Background
Hugging Face offers a leading open-source library for machine learning (ML) tasks, providing state-of-the-art pre-trained models, datasets, and metrics to support ML application development. It serves as a central repository for sharing and versioning these resources, and users can access and download them for a wide range of ML applications such as NLP, computer vision and reinforcement learning.
Data retrieval
The Hugging Face Hub Python API is used to retrieve models, metrics, and datasets from the Hugging Face Hub. The three main components of Hugging Face´s repository are retrieved through the API:
Datasets: information retrieved for available datasets includes author, citation, description, number of downloads, and tags associated with each dataset. Additional fields such as language, task category, and data type can also be obtained for each dataset. A list of all languages present in Hugging Face is listed here.
Metrics: information retrieved for available metrics includes a unique identification number and a description associated with each metric.
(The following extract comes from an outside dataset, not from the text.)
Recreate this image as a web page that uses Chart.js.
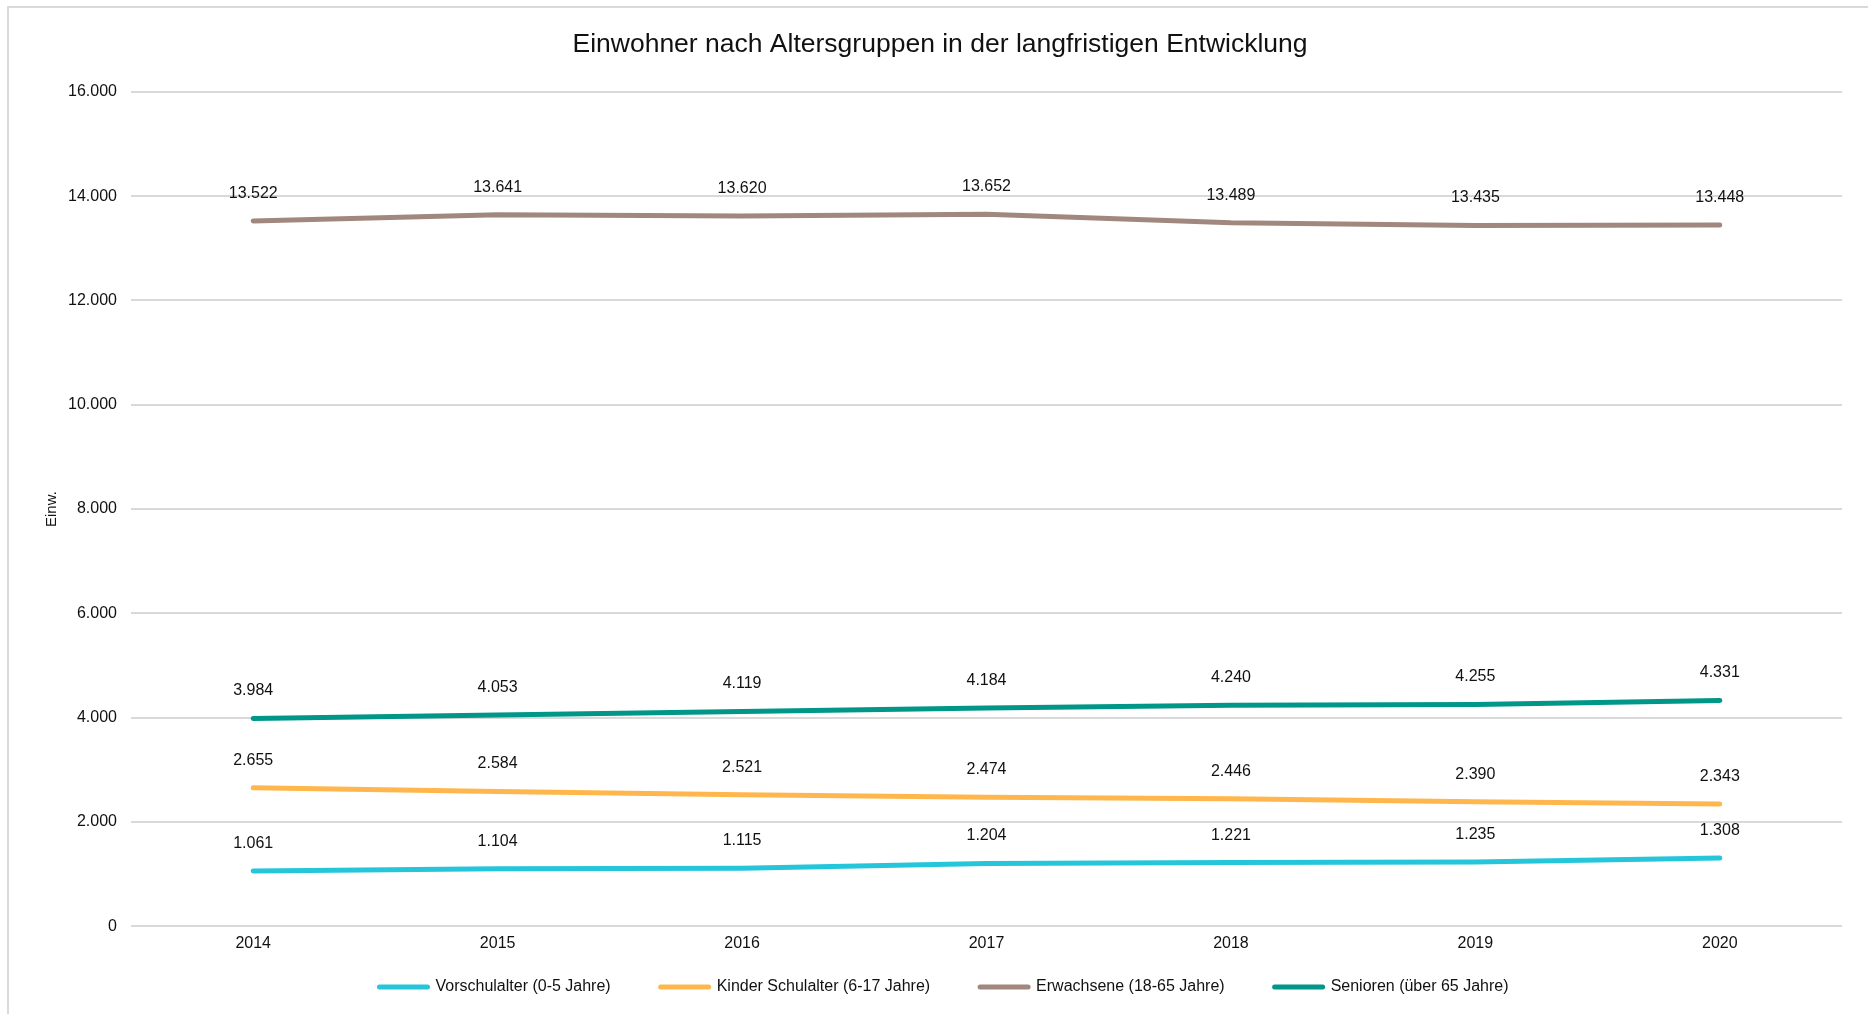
<!DOCTYPE html>
<html lang="de">
<head>
<meta charset="utf-8">
<title>Einwohner nach Altersgruppen</title>
<script src="https://cdn.jsdelivr.net/npm/chart.js@4.4.1/dist/chart.umd.min.js"></script>
<style>
  html, body { margin: 0; padding: 0; background: #fff; overflow: hidden; }
  #wrap { position: relative; width: 1868px; height: 1014px; }
  #frame {
    position: absolute; left: 7px; top: 6px; right: 0; bottom: 0;
    border-left: 2px solid #d9d9d9; border-top: 2px solid #d9d9d9;
    pointer-events: none;
  }
  #myChart { position: absolute; left: 0; top: 0; }
</style>
</head>
<body>
<div id="wrap">
  <div id="frame"></div>
  <canvas id="myChart" width="1868" height="1014"></canvas>
</div>
<script>
// Jahre und Einwohnerzahlen je Altersgruppe
const jahre = ['2014', '2015', '2016', '2017', '2018', '2019', '2020'];
const vorschulalter = [1061, 1104, 1115, 1204, 1221, 1235, 1308];
const kinderSchulalter = [2655, 2584, 2521, 2474, 2446, 2390, 2343];
const erwachsene = [13522, 13641, 13620, 13652, 13489, 13435, 13448];
const senioren = [3984, 4053, 4119, 4184, 4240, 4255, 4331];
const yTicks = [0, 2000, 4000, 6000, 8000, 10000, 12000, 14000, 16000];

const FONT = '"Liberation Sans", Arial, sans-serif';
const TEXT = '#111';

// Tausenderpunkt wie im Deutschen: 13522 -> 13.522
function formatZahl(v) {
    return String(Math.round(v)).replace(/\B(?=(\d{3})+(?!\d))/g, '.');
}

function serie(label, data, color) {
    return {
        label: label,
        data: data,
        borderColor: color,
        backgroundColor: color,
        borderWidth: 5,
        borderCapStyle: 'round',
        borderJoinStyle: 'round',
        tension: 0,
        pointRadius: 0,
        pointHoverRadius: 0,
        fill: false
    };
}

// Werte ueber den Punkten anschreiben
const wertLabels = {
    id: 'wertLabels',
    afterDatasetsDraw(chart) {
        const ctx = chart.ctx;
        ctx.save();
        ctx.font = '16px ' + FONT;
        ctx.fillStyle = TEXT;
        ctx.textAlign = 'center';
        ctx.textBaseline = 'middle';
        chart.data.datasets.forEach((ds, i) => {
            const meta = chart.getDatasetMeta(i);
            meta.data.forEach((pt, j) => {
                ctx.fillText(formatZahl(ds.data[j]), pt.x, pt.y - 27.5);
            });
        });
        ctx.restore();
    }
};

// Legende unten: kurze Linie + Text, Eintraege nebeneinander zentriert
const legendeUnten = {
    id: 'legendeUnten',
    afterDraw(chart, args, opts) {
        const ctx = chart.ctx;
        const linie = 48, abstandText = 8, abstand = 50;
        ctx.save();
        ctx.font = '16px ' + FONT;
        const items = chart.data.datasets.map(ds => ({
            text: ds.label,
            color: ds.borderColor,
            w: linie + abstandText + ctx.measureText(ds.label).width
        }));
        const gesamt = items.reduce((s, it) => s + it.w, 0) + abstand * (items.length - 1);
        let x = opts.mitte - gesamt / 2;
        const y = opts.y;
        ctx.textBaseline = 'middle';
        ctx.textAlign = 'left';
        items.forEach(it => {
            ctx.beginPath();
            ctx.lineWidth = 5;
            ctx.lineCap = 'round';
            ctx.strokeStyle = it.color;
            ctx.moveTo(x, y);
            ctx.lineTo(x + linie, y);
            ctx.stroke();
            ctx.fillStyle = TEXT;
            ctx.fillText(it.text, x + linie + abstandText, y);
            x += it.w + abstand;
        });
        ctx.restore();
    }
};

const ctx = document.getElementById('myChart').getContext('2d');
new Chart(ctx, {
    type: 'line',
    data: {
        labels: jahre,
        datasets: [
            serie('Vorschulalter (0-5 Jahre)', vorschulalter, '#26c6da'),
            serie('Kinder Schulalter (6-17 Jahre)', kinderSchulalter, '#ffb74d'),
            serie('Erwachsene (18-65 Jahre)', erwachsene, '#a1887f'),
            serie('Senioren (über 65 Jahre)', senioren, '#009688')
        ]
    },
    options: {
        responsive: false,
        animation: false,
        layout: { padding: { left: 38, right: 26, top: 0, bottom: 52.5 } },
        plugins: {
            title: {
                display: true,
                text: 'Einwohner nach Altersgruppen in der langfristigen Entwicklung',
                color: TEXT,
                font: { family: FONT, size: 26.5, weight: 'normal', lineHeight: 1.2 },
                padding: { top: 29, bottom: 31 }
            },
            legend: { display: false },
            legendeUnten: { mitte: 944, y: 987 },
            tooltip: { enabled: false }
        },
        scales: {
            x: {
                offset: true,
                grid: { display: false, drawTicks: false },
                border: { display: false },
                ticks: {
                    padding: 8,
                    color: TEXT,
                    font: { family: FONT, size: 16 }
                }
            },
            y: {
                min: 0,
                max: 16000,
                afterBuildTicks(scale) {
                    scale.ticks = yTicks.map(v => ({ value: v }));
                },
                grid: { color: '#d9d9d9', lineWidth: 2, drawTicks: false },
                border: { display: false },
                ticks: {
                    padding: 14,
                    color: TEXT,
                    font: { family: FONT, size: 16 },
                    callback: v => formatZahl(v)
                },
                title: {
                    display: true,
                    text: 'Einw.',
                    color: TEXT,
                    font: { family: FONT, size: 15 },
                    padding: { top: 5, bottom: 0 }
                },
                afterFit(scale) { scale.width = 93; }
            }
        }
    },
    plugins: [wertLabels, legendeUnten]
});
</script>
</body>
</html>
Models: information retrieved for available models includes the author (e.g. developer, company, etc.), a unique identification number, the model task, the number of parameters, tags, and a time stamp of when the models were uploaded to Hugging Face. While the models retrieved through this method have unique identification numbers, double counting cannot be excluded since it is not possible to distinguish whether some of the models are derived from others, whole or in part. For instance, some models could be downloaded for fine-tuning and posteriorly uploaded with a different unique identification number.
Language models
Many of the models from Hugging Face are NLP-related and can be considered language models (LMs). While there is no such label in Hugging Face, this methodology considers a given model to be a language model if the model task contains any NLP-related keyword in the title, for instance “text-generation” and “token-classification”. This distinction allows for comparative analysis of LMs to other model types available on Hugging Face.
Determing the language of the model is based on voluntary tags the authors insert upon publication. Language tags appear as 2- or 3-digit iso codes (i.e. no indication that they relate to languages). Unfortunately, many 3-digit iso codes also have other meanings (e.g. ‘new’ is also the code for Newari). Therefore, only languages that have 2-digit iso codes are included.
As of February 2026, and using only 2-digit iso language codes, just over 25% of language-based models were found to have at least one language tag.
Data updates
The AI models and datasets visualisations on OECD.AI that use data from Hugging Face are updated on a quarterly basis.